─── COLLECTED DATA

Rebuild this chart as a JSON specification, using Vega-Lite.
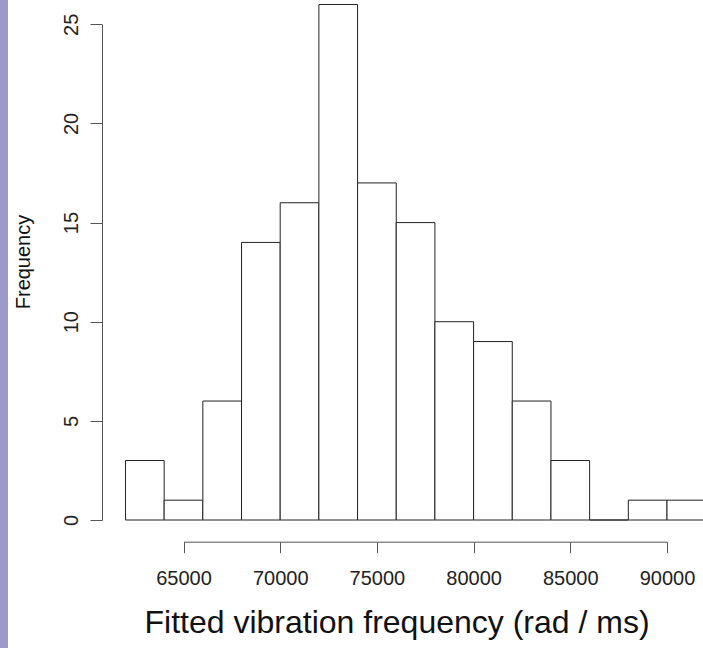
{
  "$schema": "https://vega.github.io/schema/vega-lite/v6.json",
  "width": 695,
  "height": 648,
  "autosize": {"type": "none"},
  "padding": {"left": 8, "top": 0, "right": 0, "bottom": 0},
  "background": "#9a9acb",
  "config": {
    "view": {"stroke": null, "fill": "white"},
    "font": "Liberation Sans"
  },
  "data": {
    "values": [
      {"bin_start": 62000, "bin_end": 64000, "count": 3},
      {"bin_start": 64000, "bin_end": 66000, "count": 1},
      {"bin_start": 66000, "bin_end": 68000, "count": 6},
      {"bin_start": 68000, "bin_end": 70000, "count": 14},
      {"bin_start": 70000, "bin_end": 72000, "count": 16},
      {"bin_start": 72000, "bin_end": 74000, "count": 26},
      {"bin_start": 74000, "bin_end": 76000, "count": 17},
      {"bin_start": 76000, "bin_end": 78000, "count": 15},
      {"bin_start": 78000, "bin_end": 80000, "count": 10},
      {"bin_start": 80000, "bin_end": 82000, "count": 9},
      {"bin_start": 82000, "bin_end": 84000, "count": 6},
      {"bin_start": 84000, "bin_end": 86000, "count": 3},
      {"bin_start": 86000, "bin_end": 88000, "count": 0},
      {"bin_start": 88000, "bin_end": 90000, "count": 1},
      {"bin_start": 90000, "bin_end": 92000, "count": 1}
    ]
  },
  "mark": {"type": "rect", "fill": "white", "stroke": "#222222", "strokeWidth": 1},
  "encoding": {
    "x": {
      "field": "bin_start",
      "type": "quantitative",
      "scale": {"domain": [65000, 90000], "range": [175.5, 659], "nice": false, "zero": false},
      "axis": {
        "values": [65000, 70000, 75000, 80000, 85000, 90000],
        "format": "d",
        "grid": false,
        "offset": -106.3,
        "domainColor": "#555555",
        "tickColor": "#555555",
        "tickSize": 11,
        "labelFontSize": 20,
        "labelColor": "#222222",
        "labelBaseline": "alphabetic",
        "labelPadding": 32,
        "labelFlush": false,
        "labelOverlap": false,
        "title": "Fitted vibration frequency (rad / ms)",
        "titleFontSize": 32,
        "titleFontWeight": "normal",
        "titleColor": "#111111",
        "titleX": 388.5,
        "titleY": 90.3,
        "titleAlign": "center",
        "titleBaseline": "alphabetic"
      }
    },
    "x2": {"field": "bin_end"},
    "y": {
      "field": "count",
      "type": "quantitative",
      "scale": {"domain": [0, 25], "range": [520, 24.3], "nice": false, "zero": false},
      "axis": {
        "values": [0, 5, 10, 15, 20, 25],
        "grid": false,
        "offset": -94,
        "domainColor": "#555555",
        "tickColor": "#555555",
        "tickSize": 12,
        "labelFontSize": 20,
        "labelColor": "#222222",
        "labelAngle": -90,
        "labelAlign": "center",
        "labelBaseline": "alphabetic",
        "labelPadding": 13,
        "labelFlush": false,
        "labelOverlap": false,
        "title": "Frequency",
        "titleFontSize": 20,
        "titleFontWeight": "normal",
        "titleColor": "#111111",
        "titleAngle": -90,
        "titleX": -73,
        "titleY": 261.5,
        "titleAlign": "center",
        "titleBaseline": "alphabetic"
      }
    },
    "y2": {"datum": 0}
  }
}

──────

Return the listing above unchanged, apart from dropping its pictures.

## THE ANSWER:
Rebuild this chart as a JSON specification, using Vega-Lite.
{
  "$schema": "https://vega.github.io/schema/vega-lite/v6.json",
  "width": 695,
  "height": 648,
  "autosize": {"type": "none"},
  "padding": {"left": 8, "top": 0, "right": 0, "bottom": 0},
  "background": "#9a9acb",
  "config": {
    "view": {"stroke": null, "fill": "white"},
    "font": "Liberation Sans"
  },
  "data": {
    "values": [
      {"bin_start": 62000, "bin_end": 64000, "count": 3},
      {"bin_start": 64000, "bin_end": 66000, "count": 1},
      {"bin_start": 66000, "bin_end": 68000, "count": 6},
      {"bin_start": 68000, "bin_end": 70000, "count": 14},
      {"bin_start": 70000, "bin_end": 72000, "count": 16},
      {"bin_start": 72000, "bin_end": 74000, "count": 26},
      {"bin_start": 74000, "bin_end": 76000, "count": 17},
      {"bin_start": 76000, "bin_end": 78000, "count": 15},
      {"bin_start": 78000, "bin_end": 80000, "count": 10},
      {"bin_start": 80000, "bin_end": 82000, "count": 9},
      {"bin_start": 82000, "bin_end": 84000, "count": 6},
      {"bin_start": 84000, "bin_end": 86000, "count": 3},
      {"bin_start": 86000, "bin_end": 88000, "count": 0},
      {"bin_start": 88000, "bin_end": 90000, "count": 1},
      {"bin_start": 90000, "bin_end": 92000, "count": 1}
    ]
  },
  "mark": {"type": "rect", "fill": "white", "stroke": "#222222", "strokeWidth": 1},
  "encoding": {
    "x": {
      "field": "bin_start",
      "type": "quantitative",
      "scale": {"domain": [65000, 90000], "range": [175.5, 659], "nice": false, "zero": false},
      "axis": {
        "values": [65000, 70000, 75000, 80000, 85000, 90000],
        "format": "d",
        "grid": false,
        "offset": -106.3,
        "domainColor": "#555555",
        "tickColor": "#555555",
        "tickSize": 11,
        "labelFontSize": 20,
        "labelColor": "#222222",
        "labelBaseline": "alphabetic",
        "labelPadding": 32,
        "labelFlush": false,
        "labelOverlap": false,
        "title": "Fitted vibration frequency (rad / ms)",
        "titleFontSize": 32,
        "titleFontWeight": "normal",
        "titleColor": "#111111",
        "titleX": 388.5,
        "titleY": 90.3,
        "titleAlign": "center",
        "titleBaseline": "alphabetic"
      }
    },
    "x2": {"field": "bin_end"},
    "y": {
      "field": "count",
      "type": "quantitative",
      "scale": {"domain": [0, 25], "range": [520, 24.3], "nice": false, "zero": false},
      "axis": {
        "values": [0, 5, 10, 15, 20, 25],
        "grid": false,
        "offset": -94,
        "domainColor": "#555555",
        "tickColor": "#555555",
        "tickSize": 12,
        "labelFontSize": 20,
        "labelColor": "#222222",
        "labelAngle": -90,
        "labelAlign": "center",
        "labelBaseline": "alphabetic",
        "labelPadding": 13,
        "labelFlush": false,
        "labelOverlap": false,
        "title": "Frequency",
        "titleFontSize": 20,
        "titleFontWeight": "normal",
        "titleColor": "#111111",
        "titleAngle": -90,
        "titleX": -73,
        "titleY": 261.5,
        "titleAlign": "center",
        "titleBaseline": "alphabetic"
      }
    },
    "y2": {"datum": 0}
  }
}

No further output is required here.